Yo me sentaba a la mesa para escribir, justo donde me pegaba esa astilla de sol, con un sobretodo negro puesto.
Muere nuestro perro o muere un ser querido o alguien nos deja o nos enamoramos e inmediatamente queremos escribir un poema. El poema surge de la emoción pero es difícil escribir mientras permanece la emoción. Escribas en la estética que escribas, lo que hay que lograr es la impersonalidad en la ejecución del poema. Y el desapego. Voy con mi hermano Juan en el auto a visitar la tumba de mi madre. Es la primera vez que vamos desde que falleció. Llevamos flores. Lloramos en la tumba. Cuando volvemos nos cruza la barrera para que pase el tren. Vemos unos chicos que juegan poniendo monedas en la vias, para que las alisen la ruedas de acero del tren de Oeste. Cuando vuelvo a mi casa, empiezo a escribir un poema larguísimo, muy emocionado, sobre la visita a la tumba de mi madre, todo un tema poético muy transitado. Pero el poema sobre la visita a la tumba de mi madre no me gusta, no me sale. En cambio, hay ciertos tramos del poema donde se describe cómo unos chicos ponen monedas en las vías. ¿Qué hago? ¿Sigo al poema o sigo a lo que yo quería escribir?. Sigo al poema. Al final, sólo quedan en la página, esos chicos jugando y ninguna alusión a la muerte de mi vieja, ninguna visita al cementerio, nada.

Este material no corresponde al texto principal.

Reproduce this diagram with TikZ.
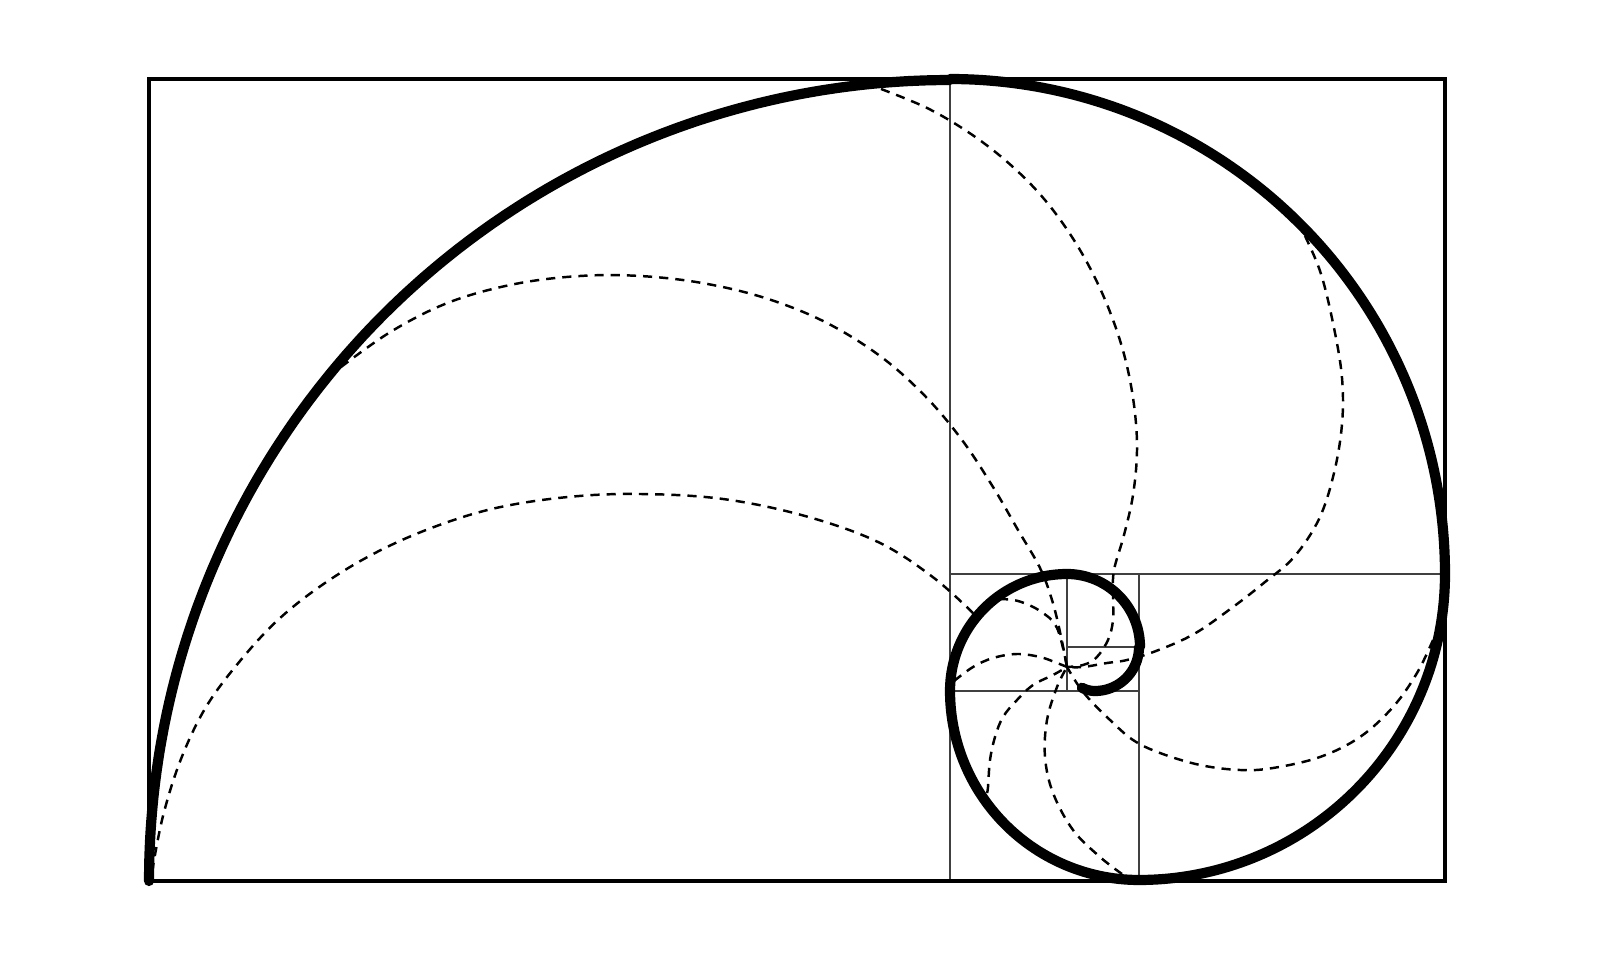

Escribí un libro que se llama El salmón. Lo empecé a trabajar cuando estaba viviendo en la casa de Juan Desiderio, quien se había ido a Costa Rica. La casa era una heladera y sólo había una pequeña ventanita por la que pasaba un rayo de sol. Yo me sentaba a la mesa para escribir, justo donde me pegaba esa astilla de sol, con un sobretodo negro puesto. Entonces, cada vez que tenía que sacar la mano para escribir un verso, lo pensaba mucho, porque hacía frío. Por eso el libro es de versos cortos. No hay una especulación intelectual detrás. A medida que avanza el libro y llega la primavera, los poemas se hace más largos.